# Low Power and High Performance Structures for Fast Fourier Transform Processor

Anwar Bhasha Pattan Research Scholar, ECE Department, JNTUH, Hyderabad

# ABSTRACT

Fast Fourier Transform (FFT) being the most important block in many signal processing and communication systems, consumes more power due to its huge computational complexity. Hence, low power design for FFT hardware gains the focus of researchers now-a-days. There are many algorithms and architectures proposed in the literature to achieve lower computational complexity and power dissipation. In this work, some of the best suitable algorithms and architectures for hardware implementation are analyzed in terms of complexity, speed and power consumption by using Xilinx ISE tools and proposed a low power and high performance architecture and algorithm combination for FFT computations.

# **General Terms**

FFT Algorithms, FFT Architectures, Butterfly Structures.

## Keywords

Architecture, Computational complexity, FFT, Low power.

## 1. INTRODUCTION

Fast Fourier Transform (FFT) is a method for fast computation of Discrete Fourier Transform (DFT). It is widely used in many signal processing and communication applications. There are many FFT algorithms proposed for computing DFT [1], but a few are suitable for VLSI implementation due to their regular structure [2]. Cooley-Tukey FFT (CTFFT) algorithms are widely adopted due to their simple structure and suitable for any composite length.
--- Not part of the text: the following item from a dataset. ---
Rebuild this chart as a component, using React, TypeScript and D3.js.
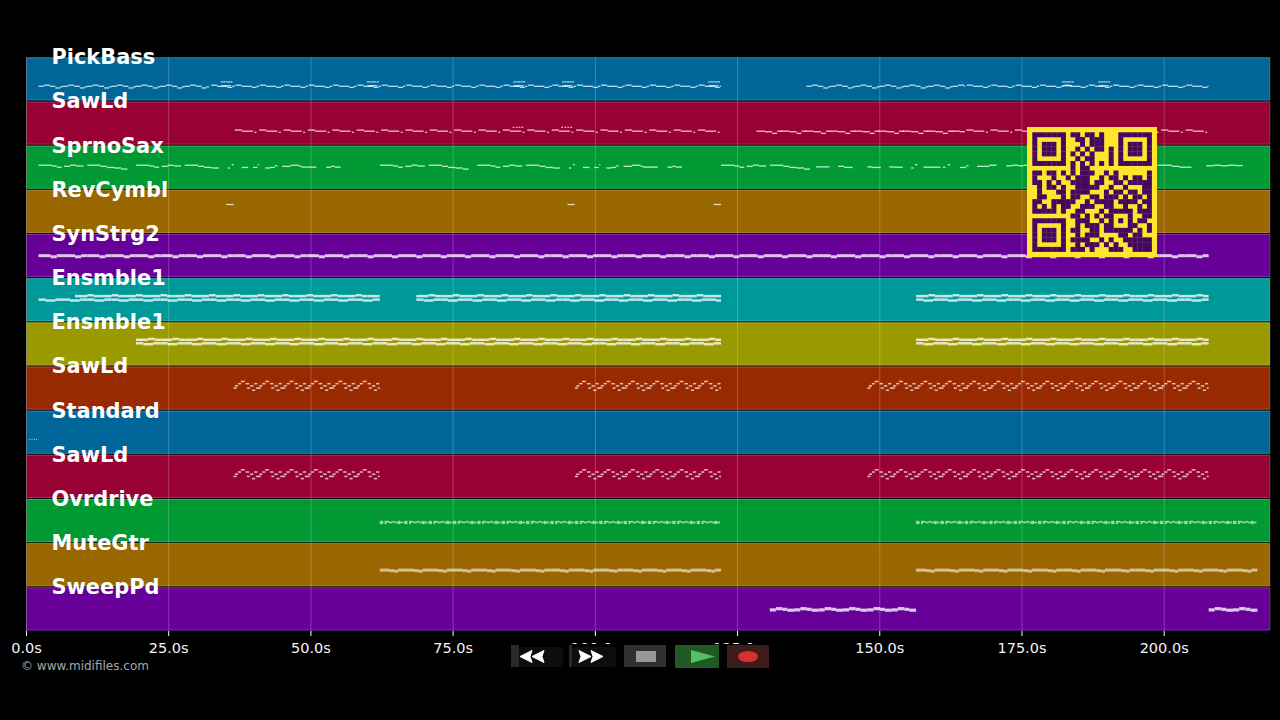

CTFFT algorithms used the divide and conquer approach to reduce the computational complexity. In a radix-2 algorithm, the N point FFT is recursively decomposed into an (N/2) point FFT, then (N/4) and so on to reach the 2 point FFT to achieve reduced computations of the order of N  $\log_2 N$  from N<sup>2</sup> in direct computations [3]. In Decimation in Time (DIT) algorithms, the time samples are in decimated order and frequency samples are in regular order whereas in Decimation in Frequency (DIF), the frequency samples are in decimated order and time samples are in regular order. Higher radix algorithms can be used to reduce the computational complexity, but the structure becomes more complex compared to the lower radix algorithms. Hence, higher radices over 8 are not preferred for hardware implementation. Radix-8 algorithms yield lesser number of multiplications [4] and the complexity of radix-8 structure can be simplified by using radix-2<sup>3</sup> structure instead of direct implementation. The signal flow graphs/butterfly structures for radix-2, radix-8 and radix-2<sup>3</sup> algorithms for an 8 point FFT are shown in figures 1, 2 and 3 respectively.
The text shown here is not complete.